“Imagine for a moment if all the genius and intellect of all generations that have come before you had been concentrated on a single set of tasks, focused exclusively on knowing a particular piece of ground, not only plants and animals but every ecological, climatic, geographic detail, the pulse of every sentient creature, the rhythm of every breath of wind, the patterns of every season. This was the norm in Aboriginal Australia.”
The Wayfinders: Why Ancient Wisdom Matters in the Modern World
There are many ways to know a place and live ones life within it. The Wayfinders, by Wade Davis, makes a very strong case for what everyone stands to gain from both learning and exploring the different ways that cultures around the globe understand themselves and their relationships to the earth and the universe.
Wade is an astonishing writer – there are many gorgeous paragraphs in this book and it often reads like poetry. He’s also a remarkable communicator.

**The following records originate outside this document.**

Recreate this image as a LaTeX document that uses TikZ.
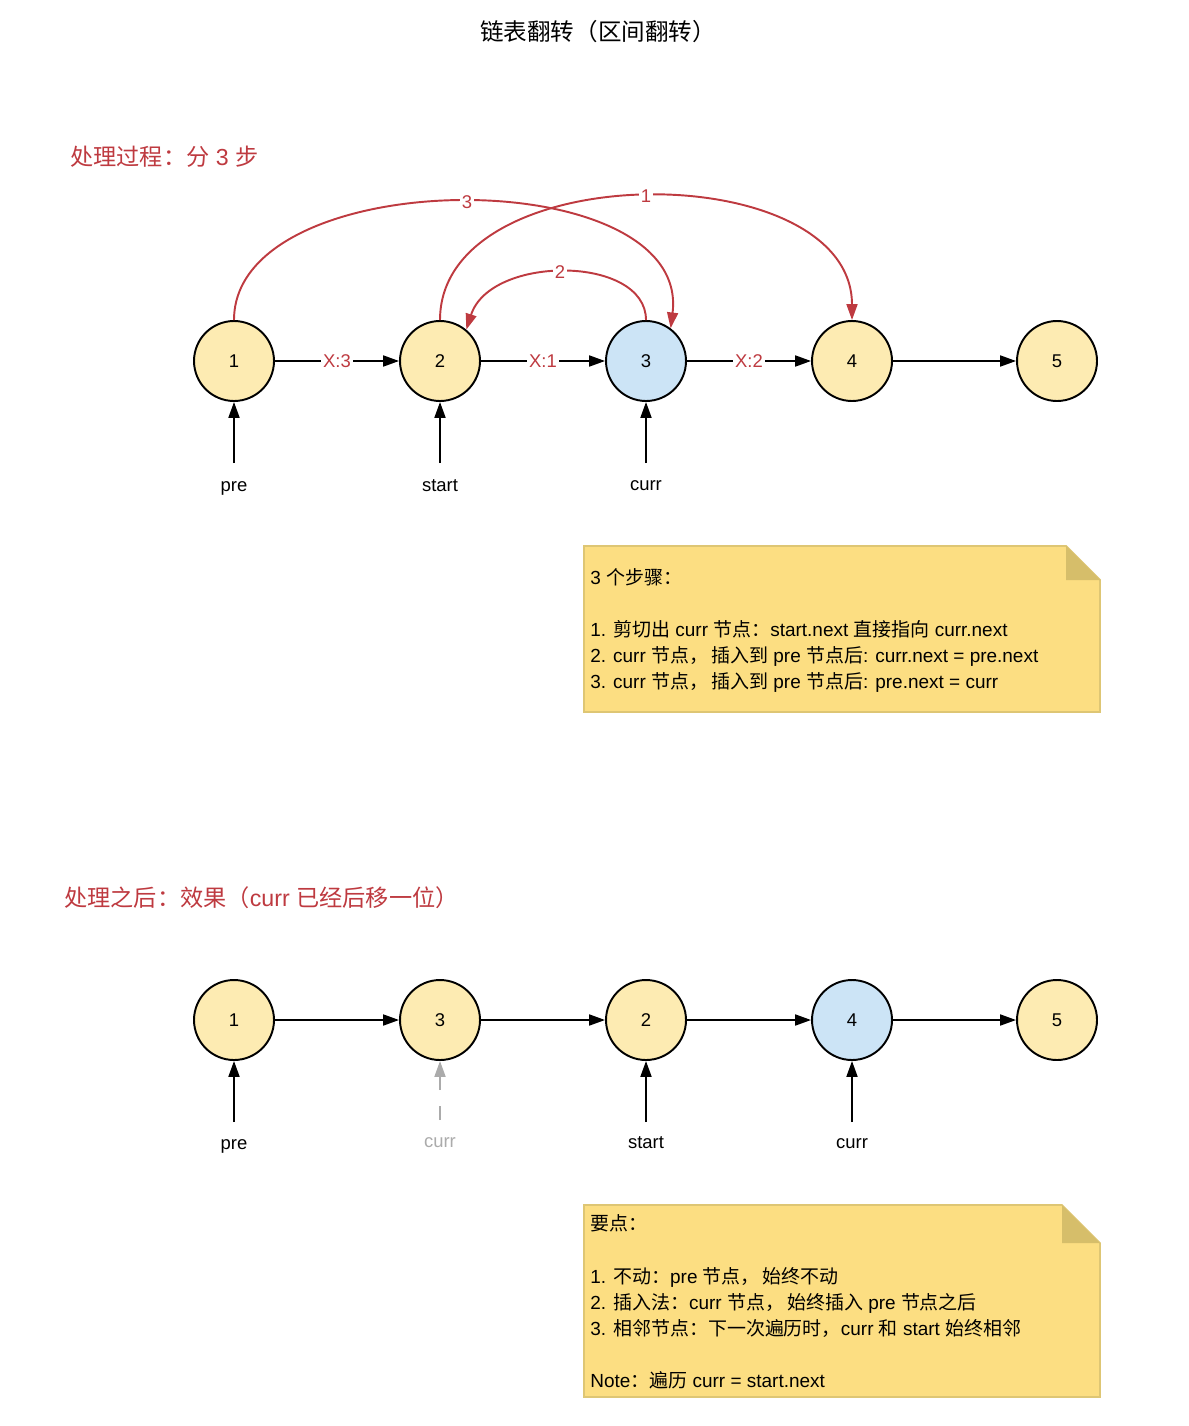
\documentclass[tikz,border=0pt]{standalone}
\usepackage{fontspec}
\setmainfont{Liberation Sans}
\newfontfamily\cjk{Noto Sans CJK SC}
\usetikzlibrary{arrows.meta}
\newcommand{\zh}[1]{{\cjk #1}}
\definecolor{nodeY}{HTML}{FDEBB2}
\definecolor{nodeB}{HTML}{CCE4F6}
\definecolor{redc}{HTML}{BE3A40}
\definecolor{noteF}{HTML}{FCDE82}
\definecolor{noteE}{HTML}{DEC674}
\definecolor{noteD}{HTML}{D6BE6A}
\definecolor{greyc}{HTML}{ABABAB}

\begin{document}
\begin{tikzpicture}[x=0.02cm, y=-0.02cm,
  nd/.style={circle, draw, line width=1.1pt, minimum size=1.6cm, inner sep=0pt, fill=nodeY, font=\fontsize{10.5}{12}\selectfont},
  arr/.style={-{Triangle[length=9pt, width=6.2pt]}, line width=1.1pt},
  rarr/.style={arr, redc},
  lab/.style={anchor=base, inner sep=0pt, font=\fontsize{10.5}{12}\selectfont},
  elab/.style={text=redc, fill=white, inner sep=1pt, font=\fontsize{10.5}{12}\selectfont},
  txt/.style={anchor=base west, inner sep=0pt, font=\fontsize{10.8}{12}\selectfont},
  head/.style={anchor=base west, inner sep=0pt, text=redc, font=\fontsize{13.2}{16}\selectfont}]
\useasboundingbox (0,0) rectangle (1188,1426);
% title and headings
\node[anchor=base, inner sep=0pt, font=\cjk\fontsize{13.4}{16}\selectfont] (title) at (598,41) {链表翻转（区间翻转）};
\node[head] (h1) at (70,165) {\zh{处理过程：分} 3 \zh{步}};
\node[head] (h2) at (64,906) {\zh{处理之后：效果（}curr \zh{已经后移一位）}};

% list before
\node[nd] (a1) at (234,361) {1};
\node[nd] (a2) at (440,361) {2};
\node[nd, fill=nodeB] (a3) at (646,361) {3};
\node[nd] (a4) at (852,361) {4};
\node[nd] (a5) at (1057,361) {5};
\draw[arr] (a1) -- node[elab] {X:3} (a2);
\draw[arr] (a2) -- node[elab] {X:1} (a3);
\draw[arr] (a3) -- node[elab] {X:2} (a4);
\draw[arr] (a4) -- (a5);
% the three re-links
\draw[rarr] (a1.north) .. controls +(0,-158) and +(21,-168) .. (a3.53) node[pos=0.51, elab] {3};
\draw[rarr] (a2.north) .. controls +(0,-165) and +(0,-165) .. (a4.north) node[pos=0.5, elab] {1};
\draw[rarr] (a3.north) .. controls +(0,-65) and +(24,-75) .. (a2.50) node[pos=0.52, elab] {2};
% pointers
\coordinate (p1) at (234,463);
\coordinate (p2) at (440,463);
\coordinate (p3) at (646,463);
\draw[arr] (p1) -- (a1);
\draw[arr] (p2) -- (a2);
\draw[arr] (p3) -- (a3);
\node[lab] (l1) at (234,491) {pre};
\node[lab] (l2) at (440,491) {start};
\node[lab] (l3) at (646,490) {curr};

% note: steps
\draw[fill=noteF, draw=noteE, line width=1pt] (584,546) -- (1066,546) -- (1100,580) -- (1100,712) -- (584,712) -- cycle;
\fill[noteD] (1066,546) -- (1066,580) -- (1100,580) -- cycle;
\node[txt] (s0) at (590,584) {3 \zh{个步骤：}};
\node[txt] (s1) at (590,636) {1. \zh{剪切出} curr \zh{节点：}start.next \zh{直接指向} curr.next};
\node[txt] (s2) at (590,662) {2. curr \zh{节点，\,插入到} pre \zh{节点后}: curr.next = pre.next};
\node[txt] (s3) at (590,688) {3. curr \zh{节点，\,插入到} pre \zh{节点后}: pre.next = curr};

% list after
\node[nd] (b1) at (234,1020) {1};
\node[nd] (b2) at (440,1020) {3};
\node[nd] (b3) at (646,1020) {2};
\node[nd, fill=nodeB] (b4) at (852,1020) {4};
\node[nd] (b5) at (1057,1020) {5};
\draw[arr] (b1) -- (b2);
\draw[arr] (b2) -- (b3);
\draw[arr] (b3) -- (b4);
\draw[arr] (b4) -- (b5);
\coordinate (q1) at (234,1122);
\coordinate (q2) at (440,1120);
\coordinate (q3) at (646,1122);
\coordinate (q4) at (852,1122);
\draw[arr] (q1) -- (b1);
\draw[arr, greyc, dash pattern=on 0.28cm off 0.32cm] (q2) -- (b2);
\draw[arr] (q3) -- (b3);
\draw[arr] (q4) -- (b4);
\node[lab] (m1) at (234,1149) {pre};
\node[lab, text=greyc] (m2) at (440,1147) {curr};
\node[lab] (m3) at (646,1148) {start};
\node[lab] (m4) at (852,1148) {curr};

% note: key points
\draw[fill=noteF, draw=noteE, line width=1pt] (584,1205) -- (1062,1205) -- (1100,1243) -- (1100,1397) -- (584,1397) -- cycle;
\fill[noteD] (1062,1205) -- (1062,1243) -- (1100,1243) -- cycle;
\node[txt] (k0) at (590,1230) {\zh{要点：}};
\node[txt] (k1) at (590,1283) {1. \zh{不动：}pre \zh{节点，\,始终不动}};
\node[txt] (k2) at (590,1309) {2. \zh{插入法：}curr \zh{节点，\,始终插入} pre \zh{节点之后}};
\node[txt] (k3) at (590,1335) {3. \zh{相邻节点：下一次遍历时，}curr \zh{和} start \zh{始终相邻}};
\node[txt] (k4) at (590,1387) {Note\zh{：遍历} curr = start.next};
\end{tikzpicture}
\end{document}
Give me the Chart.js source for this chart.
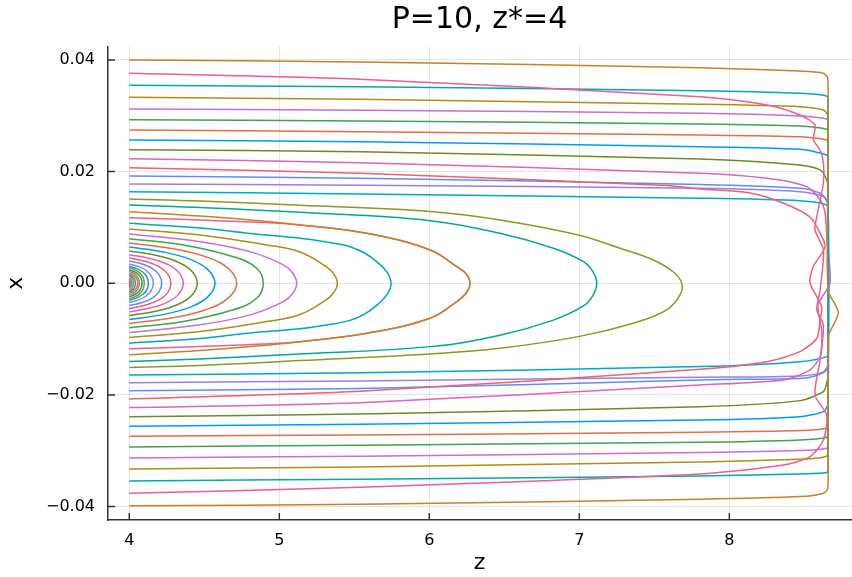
<!DOCTYPE html>
<html>
<head>
<meta charset="utf-8">
<script src="https://cdn.jsdelivr.net/npm/chart.js@4.4.1/dist/chart.umd.min.js"></script>
<style>
  html, body { margin: 0; padding: 0; background: #fff; }
  #wrap { width: 852px; height: 577px; }
</style>
</head>
<body>
<div id="wrap"><canvas id="orbits" width="852" height="577"></canvas></div>
<script>
// tick values and labels
const zTicks = [4, 5, 6, 7, 8];
const zTickLabels = ['4', '5', '6', '7', '8'];
const xTicks = [-0.04, -0.02, 0, 0.02, 0.04];
const xTickLabels = ['\u22120.04', '\u22120.02', '0.00', '0.02', '0.04'];

// y1 .. y40, z coordinates of each trajectory
const seriesZ = [
  [4, 4.002, 4],
  [4, 4.005, 4],
  [4, 4.007, 4.009, 4.007, 4],
  [4, 4.007, 4.011, 4.015, 4.016, 4.015, 4.011, 4.007, 4],
  [4, 4.011, 4.019, 4.025, 4.027, 4.025, 4.019, 4.011, 4],
  [4, 4.017, 4.029, 4.037, 4.04, 4.037, 4.029, 4.017, 4],
  [4, 4.023, 4.04, 4.051, 4.056, 4.051, 4.04, 4.023, 4],
  [4, 4.028, 4.048, 4.061, 4.067, 4.061, 4.048, 4.028, 4],
  [4, 4.035, 4.061, 4.078, 4.085, 4.078, 4.061, 4.035, 4],
  [4, 4.042, 4.072, 4.092, 4.1, 4.092, 4.072, 4.042, 4],
  [4, 4.053, 4.091, 4.117, 4.127, 4.117, 4.091, 4.053, 4],
  [4, 4.067, 4.115, 4.147, 4.16, 4.147, 4.115, 4.067, 4],
  [4, 4.091, 4.155, 4.199, 4.216, 4.199, 4.155, 4.091, 4],
  [4, 4.117, 4.2, 4.256, 4.278, 4.256, 4.2, 4.117, 4],
  [4, 4.151, 4.259, 4.331, 4.36, 4.331, 4.259, 4.151, 4],
  [4, 4.191, 4.327, 4.417, 4.453, 4.417, 4.327, 4.191, 4],
  [4, 4.24, 4.411, 4.525, 4.571, 4.525, 4.411, 4.24, 4],
  [4, 4.301, 4.515, 4.659, 4.716, 4.659, 4.515, 4.301, 4],
  [4, 4.36, 4.693, 4.849, 4.893, 4.849, 4.693, 4.36, 4],
  [4, 4.471, 4.805, 5.027, 5.09, 5.116, 5.09, 5.027, 4.805, 4.471, 4],
  [4, 4.471, 4.916, 5.138, 5.305, 5.36, 5.387, 5.36, 5.305, 5.138, 4.916, 4.471, 4],
  [4, 4.471, 4.805, 5.138, 5.305, 5.471, 5.571, 5.649, 5.718, 5.745, 5.718, 5.649, 5.571, 5.471, 5.305, 5.138, 4.805, 4.471, 4],
  [4, 4.471, 4.805, 5.138, 5.583, 6.005, 6.183, 6.245, 6.271, 6.245, 6.183, 6.005, 5.583, 5.138, 4.805, 4.471, 4],
  [4, 4.471, 4.805, 5.138, 5.583, 6.005, 6.183, 6.245, 6.271, 6.245, 6.183, 6.005, 5.583, 5.138, 4.805, 4.471, 4],
  [4, 4.471, 5.138, 6.005, 6.471, 6.827, 7.027, 7.09, 7.116, 7.09, 7.027, 6.827, 6.471, 6.005, 5.138, 4.471, 4],
  [4, 4.471, 5.138, 6.005, 6.471, 6.993, 7.271, 7.493, 7.627, 7.683, 7.671, 7.583, 7.36, 6.993, 6.471, 6.005, 5.138, 4.471, 4],
  [4, 5.538, 7.805, 8.471, 8.649, 8.658, 8.658, 8.649, 8.471, 7.805, 5.538, 4],
  [4, 5.538, 7.805, 8.471, 8.627, 8.658, 8.658, 8.627, 8.471, 7.805, 5.538, 4],
  [4, 5.538, 7.805, 8.471, 8.605, 8.649, 8.658, 8.658, 8.649, 8.571, 8.471, 7.805, 5.538, 4],
  [4, 5.538, 7.585, 7.805, 8.138, 8.358, 8.538, 8.605, 8.638, 8.558, 8.538, 8.616, 8.605, 8.583, 8.471, 8.249, 7.805, 5.538, 4],
  [4, 5.538, 7.805, 8.249, 8.516, 8.605, 8.638, 8.651, 8.671, 8.591, 8.616, 8.616, 8.605, 8.538, 8.36, 7.805, 5.538, 4],
  [4, 5.538, 7.805, 8.471, 8.605, 8.649, 8.658, 8.658, 8.649, 8.627, 8.471, 7.805, 5.538, 4],
  [4, 5.538, 7.805, 8.471, 8.649, 8.658, 8.658, 8.627, 8.471, 7.805, 5.538, 4],
  [4, 5.538, 7.805, 8.471, 8.649, 8.658, 8.658, 8.649, 8.471, 7.805, 5.538, 4],
  [4, 5.538, 7.805, 8.471, 8.649, 8.658, 8.658, 8.649, 8.471, 7.805, 5.538, 4],
  [4, 5.538, 7.805, 8.471, 8.649, 8.658, 8.658, 8.649, 8.471, 7.805, 5.538, 4],
  [4, 5.538, 7.805, 8.471, 8.627, 8.656, 8.658, 8.658, 8.656, 8.627, 8.471, 7.805, 5.538, 4],
  [4, 5.538, 7.805, 8.471, 8.649, 8.658, 8.658, 8.649, 8.471, 7.805, 5.538, 4],
  [4, 5.538, 7.805, 8.249, 8.471, 8.571, 8.56, 8.605, 8.627, 8.627, 8.583, 8.571, 8.627, 8.605, 8.583, 8.627, 8.605, 8.571, 8.649, 8.627, 8.538, 8.36, 7.805, 5.538, 4],
  [4, 5.538, 7.805, 8.471, 8.627, 8.656, 8.658, 8.658, 8.727, 8.671, 8.66, 8.658, 8.656, 8.627, 8.471, 7.805, 5.538, 4]
];

// matching x coordinates
const seriesX = [
  [0.00023, 0, -0.00023],
  [0.00048, 0, -0.00048],
  [0.00072, 0.0004, 0, -0.0004, -0.00072],
  [0.00098, 0.00084, 0.00063, 0.00036, 0, -0.00036, -0.00063, -0.00084, -0.00098],
  [0.00125, 0.00107, 0.00082, 0.00047, 0, -0.00047, -0.00082, -0.00107, -0.00125],
  [0.00152, 0.00129, 0.00098, 0.00056, 0, -0.00056, -0.00098, -0.00129, -0.00152],
  [0.00179, 0.00152, 0.00116, 0.00066, 0, -0.00066, -0.00116, -0.00152, -0.00179],
  [0.00211, 0.00179, 0.00138, 0.00079, 0, -0.00079, -0.00138, -0.00179, -0.00211],
  [0.00242, 0.00206, 0.00158, 0.0009, 0, -0.0009, -0.00158, -0.00206, -0.00242],
  [0.00278, 0.00236, 0.00181, 0.00102, 0, -0.00102, -0.00181, -0.00236, -0.00278],
  [0.00304, 0.00258, 0.00197, 0.00113, 0, -0.00113, -0.00197, -0.00258, -0.00304],
  [0.00346, 0.00294, 0.00224, 0.00127, 0, -0.00127, -0.00224, -0.00294, -0.00346],
  [0.00399, 0.0034, 0.0026, 0.00149, 0, -0.00149, -0.0026, -0.0034, -0.00399],
  [0.00453, 0.00385, 0.00294, 0.00168, 0, -0.00168, -0.00294, -0.00385, -0.00453],
  [0.00512, 0.00435, 0.00333, 0.0019, 0, -0.0019, -0.00333, -0.00435, -0.00512],
  [0.00578, 0.00492, 0.00376, 0.00215, 0, -0.00215, -0.00376, -0.00492, -0.00578],
  [0.0065, 0.00553, 0.00423, 0.0024, 0, -0.0024, -0.00423, -0.00553, -0.0065],
  [0.00722, 0.00614, 0.00469, 0.00267, 0, -0.00267, -0.00469, -0.00614, -0.00722],
  [0.00799, 0.00686, 0.00476, 0.00269, 0, -0.00269, -0.00476, -0.00686, -0.00799],
  [0.00883, 0.00745, 0.00566, 0.00328, 0.0018, 0, -0.0018, -0.00328, -0.00566, -0.00745, -0.00883],
  [0.00972, 0.00865, 0.00686, 0.0056, 0.0031, 0.0018, 0, -0.0018, -0.0031, -0.0056, -0.00686, -0.00865, -0.00972],
  [0.01074, 0.0099, 0.00892, 0.00806, 0.00743, 0.00655, 0.00537, 0.00387, 0.002, 0, -0.002, -0.00397, -0.00547, -0.00665, -0.00753, -0.00816, -0.00892, -0.0099, -0.01074],
  [0.01175, 0.01133, 0.01098, 0.01044, 0.00895, 0.00596, 0.00297, 0.0017, 0, -0.0018, -0.00327, -0.00627, -0.00895, -0.01046, -0.01098, -0.01133, -0.01175],
  [0.01282, 0.01205, 0.01133, 0.01044, 0.00895, 0.00596, 0.00297, 0.0017, 0, -0.0018, -0.00327, -0.00627, -0.00895, -0.01046, -0.01133, -0.01205, -0.01282],
  [0.01402, 0.01357, 0.01271, 0.01121, 0.00895, 0.00627, 0.00387, 0.0021, 0, -0.0022, -0.00407, -0.0066, -0.0093, -0.01135, -0.01266, -0.01355, -0.01402],
  [0.01509, 0.01474, 0.01397, 0.01285, 0.01134, 0.00865, 0.00627, 0.00417, 0.00202, 0, -0.0021, -0.00478, -0.00716, -0.00956, -0.01164, -0.01266, -0.01385, -0.01472, -0.01509],
  [0.0164, 0.01599, 0.01522, 0.01479, 0.01402, 0.01277, -0.0123, -0.01314, -0.01404, -0.01493, -0.01601, -0.01642],
  [0.01778, 0.01755, 0.01701, 0.0164, 0.01551, 0.01402, -0.01445, -0.01588, -0.0166, -0.01683, -0.01749, -0.0178],
  [0.01921, 0.0188, 0.0177, 0.01701, 0.01611, 0.01491, 0.01312, -0.01409, -0.01552, -0.0166, -0.01705, -0.01731, -0.01887, -0.01923],
  [0.0207, 0.0197, 0.01751, 0.01688, 0.01617, 0.01438, 0.01187, 0.00901, 0.00651, 0.00292, 0.00005, -0.00419, -0.00657, -0.00985, -0.01225, -0.01404, -0.0154, -0.01934, -0.02072],
  [0.02231, 0.02159, 0.0197, 0.0188, 0.0173, 0.01496, 0.01262, 0.00775, 0.00005, -0.00389, -0.00836, -0.01069, -0.01314, -0.01552, -0.01731, -0.01821, -0.02138, -0.02227],
  [0.02392, 0.02356, 0.02226, 0.02118, 0.02029, 0.0185, 0.01671, -0.01642, -0.0179, -0.0194, -0.02102, -0.0221, -0.0234, -0.02389],
  [0.02566, 0.02535, 0.02446, 0.02399, 0.02297, 0.02208, -0.0216, -0.02298, -0.02389, -0.02448, -0.02525, -0.0256],
  [0.02745, 0.02714, 0.02655, 0.02625, 0.02566, 0.02495, -0.02519, -0.02596, -0.02639, -0.02668, -0.02716, -0.02739],
  [0.02929, 0.02906, 0.02852, 0.02816, 0.02757, 0.02691, -0.02681, -0.02757, -0.02806, -0.02847, -0.029, -0.02931],
  [0.03121, 0.03098, 0.03044, 0.02996, 0.02942, 0.0287, -0.02877, -0.02954, -0.02997, -0.03033, -0.03098, -0.03128],
  [0.0333, 0.03295, 0.03205, 0.03162, 0.03103, 0.03013, 0.02924, -0.02985, -0.03074, -0.03115, -0.03151, -0.032, -0.03289, -0.03325],
  [0.03545, 0.0352, 0.03449, 0.03402, 0.03354, 0.03283, -0.03306, -0.03391, -0.03414, -0.0345, -0.03509, -0.0354],
  [0.0376, 0.03653, 0.03341, 0.03193, 0.03014, 0.02835, 0.02566, 0.02387, 0.02154, 0.01796, 0.01192, 0.00954, 0.00596, -0.0012, -0.00478, -0.00747, -0.01374, -0.02001, -0.02359, -0.02806, -0.03105, -0.03254, -0.03415, -0.03653, -0.0376],
  [0.04, 0.03964, 0.0386, 0.03801, 0.0376, 0.03671, 0.02, -0.0012, -0.00519, -0.00867, -0.00956, -0.025, -0.03671, -0.0376, -0.03821, -0.03868, -0.03957, -0.03987]
];

// Plots.jl default palette
const palette = [
  '#009BFA', '#E36F47', '#3EA44E', '#C371D2', '#AC8E18', '#00AAAE', '#ED5E93', '#C68225',
  '#00A98D', '#8E971E', '#00A8CB', '#9B7FE9', '#618CF6', '#F05F73', '#DD64B6', '#6A8D22'
];

const datasets = seriesZ.map((zs, i) => ({
  label: 'y' + (i + 1),
  data: zs.map((z, j) => ({ x: z, y: seriesX[i][j] })),
  showLine: true,
  borderColor: palette[i % palette.length],
  borderWidth: 1.5,
  pointRadius: 0,
  tension: i < 26 ? 0.4 : 0.25,
  order: seriesZ.length - i   // later series on top, like Plots
}));

// ticks point inwards from the two spines
const innerTicks = {
  id: 'innerTicks',
  afterDraw(chart) {
    const { ctx, chartArea: a, scales: { x, y } } = chart;
    ctx.save();
    ctx.strokeStyle = '#333';
    ctx.lineWidth = 1.5;
    ctx.beginPath();
    x.ticks.forEach(t => {
      const px = x.getPixelForValue(t.value);
      ctx.moveTo(px, a.bottom);
      ctx.lineTo(px, a.bottom - 7);
    });
    y.ticks.forEach(t => {
      const py = y.getPixelForValue(t.value);
      ctx.moveTo(a.left, py);
      ctx.lineTo(a.left + 7, py);
    });
    ctx.stroke();
    ctx.restore();
  }
};

const font = 'DejaVu Sans';

new Chart(document.getElementById('orbits'), {
  type: 'scatter',
  data: { datasets },
  options: {
    responsive: false,
    animation: false,
    events: [],
    layout: { padding: { left: 0, right: 1, top: 0, bottom: 0 } },
    plugins: {
      legend: { display: false },
      tooltip: { enabled: false },
      title: {
        display: true,
        fullSize: false,
        text: 'P=10, z*=4',
        color: '#000',
        font: { family: font, size: 30, weight: 'normal' },
        padding: { top: 2, bottom: 8.5 }
      }
    },
    scales: {
      x: {
        type: 'linear',
        min: 3.858,
        max: 8.811,
        afterBuildTicks: s => { s.ticks = zTicks.map(v => ({ value: v })); },
        afterFit: s => { s.height = 57; },
        ticks: {
          callback: (v, i) => zTickLabels[i],
          color: '#000',
          font: { family: font, size: 16 },
          padding: 11,
          maxRotation: 0
        },
        grid: { color: 'rgba(0,0,0,0.1)', lineWidth: 1, drawTicks: false },
        border: { display: true, color: '#333', width: 1.5 },
        title: {
          display: true,
          text: 'z',
          color: '#000',
          font: { family: font, size: 22 },
          padding: { top: 0, bottom: 1 }
        }
      },
      y: {
        type: 'linear',
        min: -0.0424,
        max: 0.0424,
        afterBuildTicks: s => { s.ticks = xTicks.map(v => ({ value: v })); },
        afterFit: s => { s.width = 108; },
        ticks: {
          callback: (v, i) => xTickLabels[i],
          color: '#000',
          font: { family: font, size: 16 },
          padding: 13
        },
        grid: { color: 'rgba(0,0,0,0.1)', lineWidth: 1, drawTicks: false },
        border: { display: true, color: '#333', width: 1.5 },
        title: {
          display: true,
          text: 'x',
          color: '#000',
          font: { family: font, size: 22 },
          padding: { top: 3, bottom: 0 }
        }
      }
    }
  },
  plugins: [innerTicks]
});
</script>
</body>
</html>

His point of view is clearly stated and yet he does not assume that you will agree with him. Sometimes he even spars with the reader, which makes it an even more engaging read, as he senses your doubts and cynicism and responds to them directly.
The book introduced me to cultures I knew little to nothing about. I found the chapter on Polynesian sea navigation the most captivating:
“The navigator must process an endless flow of data, intuitions and insights derived from observation and the dynamic rhythms and interactions of wind, waves, clouds, stars, sun, moon, the flight of birds, a bed of kelp, the constantly changing world of weather and the sea.”
The above is just a snippet of this 249 paged book. I often found myself just reading a few pages per sitting. The subject matter was so rich, I chose to take my time with it, to let it all sink in.
As an artist who explores how people and nature negotiate, I found this book a thrilling and educational read – refreshing, inspiring and humbling. I highly recommend it. I would loan you my copy if only I could part with it – I can’t.